→ **What you will do**
Leave out every picture, then transcribe the rest of the listing exactly.

--- BEGIN Source data ---

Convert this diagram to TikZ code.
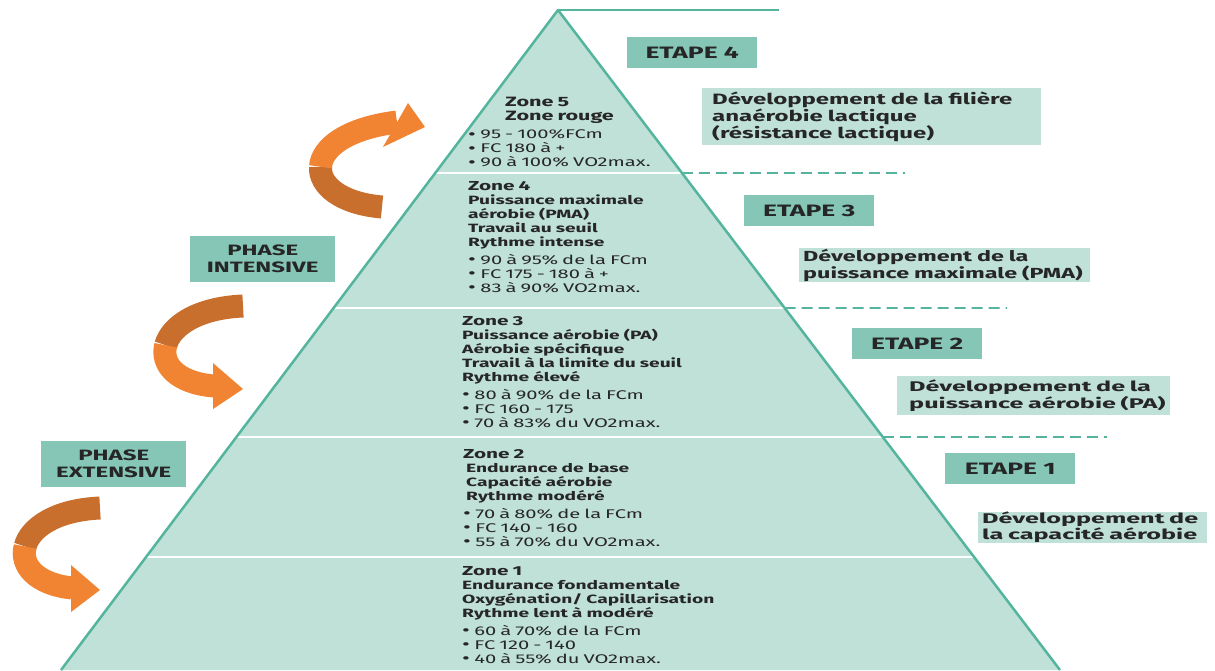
\documentclass[tikz,border=0pt]{standalone}
\usepackage{fontspec}
\usetikzlibrary{calc}
\newfontfamily\zf{Fira Sans}[FakeStretch=1.6]
\newfontfamily\zfw{Fira Sans}[FakeStretch=1.8]
\definecolor{pyr}{RGB}{192,225,216}
\definecolor{edgec}{RGB}{84,180,158}
\definecolor{etp}{RGB}{133,198,182}
\definecolor{txt}{RGB}{38,38,38}
\definecolor{orD}{RGB}{200,111,45}
\definecolor{orL}{RGB}{240,132,50}
\tikzset{
  etape/.style={fill=etp, anchor=north west, minimum width=130pt, minimum height=31pt, inner sep=0pt,
    text=txt, font=\zf\bfseries\fontsize{16.5}{18}\selectfont},
  phase/.style={fill=etp, anchor=north west, minimum width=145pt, minimum height=46pt, inner sep=0pt,
    align=center, text=txt, font=\zf\bfseries\fontsize{15}{17}\selectfont},
  desc/.style={fill=pyr, anchor=north west, inner ysep=0pt, align=left, text=txt,
    font=\zf\bfseries\fontsize{15}{17}\selectfont},
  zone/.style={anchor=north west, inner sep=0pt, text width=300pt, align=left, text=txt,
    font=\zf\fontsize{12}{14}\selectfont},
  divider/.style={white, line width=2pt},
  guide/.style={edgec, line width=1.8pt, dash pattern=on 11pt off 6pt},
  sideline/.style={edgec, line width=2.5pt, line join=round},
  back/.style={orD, line width=23pt},
  front/.style={orL, line width=23pt}
}
\newcommand{\zt}{\bfseries\fontsize{13}{14}\selectfont}
\newcommand{\zs}{\bfseries\fontsize{12}{14}\selectfont}
\newcommand{\zb}{\mdseries\fontsize{12.6}{14}\selectfont}
\newcommand{\bul}{{\fontsize{15}{14}\selectfont\raisebox{-0.6pt}{•}}\hspace{4.5pt}}
\begin{document}
\begin{tikzpicture}[x=1pt,y=-1pt]
\useasboundingbox (0,0) rectangle (1215,670);
\begin{scope}
\clip (0,0) rectangle (1215,670);
\coordinate (apex) at (558,10);
\coordinate (bl) at (61,670);
\coordinate (br) at (1060,670);
\coordinate (topend) at (779,10);
\fill[pyr] (apex) -- (bl) -- (br) -- cycle;
% divider levels
\coordinate (l1) at ($(apex)!0.24697!(bl)$);
\coordinate (r1) at ($(apex)!0.24697!(br)$);
\coordinate (l2) at ($(apex)!0.45152!(bl)$);
\coordinate (r2) at ($(apex)!0.45152!(br)$);
\coordinate (l3) at ($(apex)!0.64697!(bl)$);
\coordinate (r3) at ($(apex)!0.64697!(br)$);
\coordinate (l4) at ($(apex)!0.82879!(bl)$);
\coordinate (r4) at ($(apex)!0.82879!(br)$);
\coordinate (g1) at (905,173);
\coordinate (g2) at (1007,308);
\coordinate (g3) at (1107,437);
\draw[divider] (l1) -- (r1);
\draw[divider] (l2) -- (r2);
\draw[divider] (l3) -- (r3);
\draw[divider] (l4) -- (r4);
\draw[guide] (r1) -- (g1);
\draw[guide] (r2) -- (g2);
\draw[guide] (r3) -- (g3);
\draw[sideline] (bl) -- (apex) -- (br);
\draw[edgec, line width=1.8pt] (apex) -- (topend);
\end{scope}

% zone texts
\node[zone, text width=150pt] (z5t) at (505,97) {\zt\fontsize{13.5}{16}\selectfont Zone 5\\Zone rouge};
\node[zone] (z5b) at (468,129.5) {\zb \bul 95 - 100\%FCm\\\bul FC 180 à +\\\bul 90 à 100\% VO2max.};
\node[zone] (z4) at (468,181) {\zt Zone 4\\\zs Puissance maximale\\aérobie (PMA)\\Travail au seuil\\Rythme intense\\[4pt]\zb \bul 90 à 95\% de la FCm\\\bul FC 175 - 180 à +\\\bul 83 à 90\% VO2max.};
\node[zone] (z3) at (462,316) {\zt Zone 3\\\zs Puissance aérobie (PA)\\Aérobie spécifique\\Travail à la limite du seuil\\Rythme élevé\\[4pt]\zb \bul 80 à 90\% de la FCm\\\bul FC 160 - 175\\\bul 70 à 83\% du VO2max.};
\node[zone] (z2) at (463,449) {\zt Zone 2\\\zs\hspace{3pt}Endurance de base\\\hspace{3pt}Capacité aérobie\\\hspace{3pt}Rythme modéré\\[4pt]\zb \bul 70 à 80\% de la FCm\\\bul FC 140 - 160\\\bul 55 à 70\% du VO2max.};
\node[zone] (z1) at (462,566) {\zt Zone 1\\\zs Endurance fondamentale\\Oxygénation/ Capillarisation\\Rythme lent à modéré\\[4pt]\zb \bul 60 à 70\% de la FCm\\\bul FC 120 - 140\\\bul 40 à 55\% du VO2max.};

% etapes
\node[etape] (e4) at (627,37) {ETAPE 4};
\node[etape] (e3) at (744,195) {ETAPE 3};
\node[etape] (e2) at (852,328) {ETAPE 2};
\node[etape] (e1) at (945,453) {ETAPE 1};

% descriptions
\node[desc, inner xsep=10pt, text width=319pt, minimum height=57pt] (d4) at (702,88)
  {Développement de la filière\\anaérobie lactique\\(résistance lactique)};
\node[desc, inner xsep=4pt, text width=283pt, minimum height=34pt, font=\zf\bfseries\fontsize{14.6}{15}\selectfont] (d3) at (799,248)
  {Développement de la\\puissance maximale (PMA)};
\node[desc, inner xsep=0pt, text width=273pt, minimum height=39pt, font=\zfw\bfseries\fontsize{14}{15}\selectfont] (d2) at (897,376)
  {\hspace*{12pt}Développement de la\\\hspace*{12pt}puissance aérobie (PA)};
\node[desc, inner xsep=0pt, text width=229pt, minimum height=30pt, font=\zfw\bfseries\fontsize{14}{14}\selectfont] (d1) at (978,512)
  {\hspace*{4pt}Développement de\\\hspace*{4pt}la capacité aérobie};

% phases
\node[phase] (pi) at (190,236) {PHASE\\INTENSIVE};
\node[phase] (pe) at (41,441) {PHASE\\EXTENSIVE};

% arrows
\draw[back] (382,207) .. controls (341,203.5) and (319.25,185.5) .. (320.5,166.75);
\draw[front] (320.5,166.75) .. controls (321.75,148) and (346,128.5) .. (397,122);
\fill[orL] (408,103) -- (425,127) -- (383,147) -- cycle;

\draw[back] (243,306) .. controls (196.5,308) and (170.75,326.5) .. (165.75,345.25);
\draw[front] (165.75,345.25) .. controls (160.75,364) and (176.5,383) .. (214,386);
\fill[orL] (213,363) -- (243,389) -- (213,409) -- cycle;

\draw[back] (100,508) .. controls (55,510) and (30,528) .. (25.125,546.5);
\draw[front] (25.125,546.5) .. controls (20.25,565) and (35.5,584) .. (72,588);
\fill[orL] (71,565) -- (100,590) -- (71,612) -- cycle;
\end{tikzpicture}
\end{document}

--- END Source data ---

→ **Task result**
Convert this diagram to TikZ code.
\documentclass[tikz,border=0pt]{standalone}
\usepackage{fontspec}
\usetikzlibrary{calc}
\newfontfamily\zf{Fira Sans}[FakeStretch=1.6]
\newfontfamily\zfw{Fira Sans}[FakeStretch=1.8]
\definecolor{pyr}{RGB}{192,225,216}
\definecolor{edgec}{RGB}{84,180,158}
\definecolor{etp}{RGB}{133,198,182}
\definecolor{txt}{RGB}{38,38,38}
\definecolor{orD}{RGB}{200,111,45}
\definecolor{orL}{RGB}{240,132,50}
\tikzset{
  etape/.style={fill=etp, anchor=north west, minimum width=130pt, minimum height=31pt, inner sep=0pt,
    text=txt, font=\zf\bfseries\fontsize{16.5}{18}\selectfont},
  phase/.style={fill=etp, anchor=north west, minimum width=145pt, minimum height=46pt, inner sep=0pt,
    align=center, text=txt, font=\zf\bfseries\fontsize{15}{17}\selectfont},
  desc/.style={fill=pyr, anchor=north west, inner ysep=0pt, align=left, text=txt,
    font=\zf\bfseries\fontsize{15}{17}\selectfont},
  zone/.style={anchor=north west, inner sep=0pt, text width=300pt, align=left, text=txt,
    font=\zf\fontsize{12}{14}\selectfont},
  divider/.style={white, line width=2pt},
  guide/.style={edgec, line width=1.8pt, dash pattern=on 11pt off 6pt},
  sideline/.style={edgec, line width=2.5pt, line join=round},
  back/.style={orD, line width=23pt},
  front/.style={orL, line width=23pt}
}
\newcommand{\zt}{\bfseries\fontsize{13}{14}\selectfont}
\newcommand{\zs}{\bfseries\fontsize{12}{14}\selectfont}
\newcommand{\zb}{\mdseries\fontsize{12.6}{14}\selectfont}
\newcommand{\bul}{{\fontsize{15}{14}\selectfont\raisebox{-0.6pt}{•}}\hspace{4.5pt}}
\begin{document}
\begin{tikzpicture}[x=1pt,y=-1pt]
\useasboundingbox (0,0) rectangle (1215,670);
\begin{scope}
\clip (0,0) rectangle (1215,670);
\coordinate (apex) at (558,10);
\coordinate (bl) at (61,670);
\coordinate (br) at (1060,670);
\coordinate (topend) at (779,10);
\fill[pyr] (apex) -- (bl) -- (br) -- cycle;
% divider levels
\coordinate (l1) at ($(apex)!0.24697!(bl)$);
\coordinate (r1) at ($(apex)!0.24697!(br)$);
\coordinate (l2) at ($(apex)!0.45152!(bl)$);
\coordinate (r2) at ($(apex)!0.45152!(br)$);
\coordinate (l3) at ($(apex)!0.64697!(bl)$);
\coordinate (r3) at ($(apex)!0.64697!(br)$);
\coordinate (l4) at ($(apex)!0.82879!(bl)$);
\coordinate (r4) at ($(apex)!0.82879!(br)$);
\coordinate (g1) at (905,173);
\coordinate (g2) at (1007,308);
\coordinate (g3) at (1107,437);
\draw[divider] (l1) -- (r1);
\draw[divider] (l2) -- (r2);
\draw[divider] (l3) -- (r3);
\draw[divider] (l4) -- (r4);
\draw[guide] (r1) -- (g1);
\draw[guide] (r2) -- (g2);
\draw[guide] (r3) -- (g3);
\draw[sideline] (bl) -- (apex) -- (br);
\draw[edgec, line width=1.8pt] (apex) -- (topend);
\end{scope}

% zone texts
\node[zone, text width=150pt] (z5t) at (505,97) {\zt\fontsize{13.5}{16}\selectfont Zone 5\\Zone rouge};
\node[zone] (z5b) at (468,129.5) {\zb \bul 95 - 100\%FCm\\\bul FC 180 à +\\\bul 90 à 100\% VO2max.};
\node[zone] (z4) at (468,181) {\zt Zone 4\\\zs Puissance maximale\\aérobie (PMA)\\Travail au seuil\\Rythme intense\\[4pt]\zb \bul 90 à 95\% de la FCm\\\bul FC 175 - 180 à +\\\bul 83 à 90\% VO2max.};
\node[zone] (z3) at (462,316) {\zt Zone 3\\\zs Puissance aérobie (PA)\\Aérobie spécifique\\Travail à la limite du seuil\\Rythme élevé\\[4pt]\zb \bul 80 à 90\% de la FCm\\\bul FC 160 - 175\\\bul 70 à 83\% du VO2max.};
\node[zone] (z2) at (463,449) {\zt Zone 2\\\zs\hspace{3pt}Endurance de base\\\hspace{3pt}Capacité aérobie\\\hspace{3pt}Rythme modéré\\[4pt]\zb \bul 70 à 80\% de la FCm\\\bul FC 140 - 160\\\bul 55 à 70\% du VO2max.};
\node[zone] (z1) at (462,566) {\zt Zone 1\\\zs Endurance fondamentale\\Oxygénation/ Capillarisation\\Rythme lent à modéré\\[4pt]\zb \bul 60 à 70\% de la FCm\\\bul FC 120 - 140\\\bul 40 à 55\% du VO2max.};

% etapes
\node[etape] (e4) at (627,37) {ETAPE 4};
\node[etape] (e3) at (744,195) {ETAPE 3};
\node[etape] (e2) at (852,328) {ETAPE 2};
\node[etape] (e1) at (945,453) {ETAPE 1};

% descriptions
\node[desc, inner xsep=10pt, text width=319pt, minimum height=57pt] (d4) at (702,88)
  {Développement de la filière\\anaérobie lactique\\(résistance lactique)};
\node[desc, inner xsep=4pt, text width=283pt, minimum height=34pt, font=\zf\bfseries\fontsize{14.6}{15}\selectfont] (d3) at (799,248)
  {Développement de la\\puissance maximale (PMA)};
\node[desc, inner xsep=0pt, text width=273pt, minimum height=39pt, font=\zfw\bfseries\fontsize{14}{15}\selectfont] (d2) at (897,376)
  {\hspace*{12pt}Développement de la\\\hspace*{12pt}puissance aérobie (PA)};
\node[desc, inner xsep=0pt, text width=229pt, minimum height=30pt, font=\zfw\bfseries\fontsize{14}{14}\selectfont] (d1) at (978,512)
  {\hspace*{4pt}Développement de\\\hspace*{4pt}la capacité aérobie};

% phases
\node[phase] (pi) at (190,236) {PHASE\\INTENSIVE};
\node[phase] (pe) at (41,441) {PHASE\\EXTENSIVE};

% arrows
\draw[back] (382,207) .. controls (341,203.5) and (319.25,185.5) .. (320.5,166.75);
\draw[front] (320.5,166.75) .. controls (321.75,148) and (346,128.5) .. (397,122);
\fill[orL] (408,103) -- (425,127) -- (383,147) -- cycle;

\draw[back] (243,306) .. controls (196.5,308) and (170.75,326.5) .. (165.75,345.25);
\draw[front] (165.75,345.25) .. controls (160.75,364) and (176.5,383) .. (214,386);
\fill[orL] (213,363) -- (243,389) -- (213,409) -- cycle;

\draw[back] (100,508) .. controls (55,510) and (30,528) .. (25.125,546.5);
\draw[front] (25.125,546.5) .. controls (20.25,565) and (35.5,584) .. (72,588);
\fill[orL] (71,565) -- (100,590) -- (71,612) -- cycle;
\end{tikzpicture}
\end{document}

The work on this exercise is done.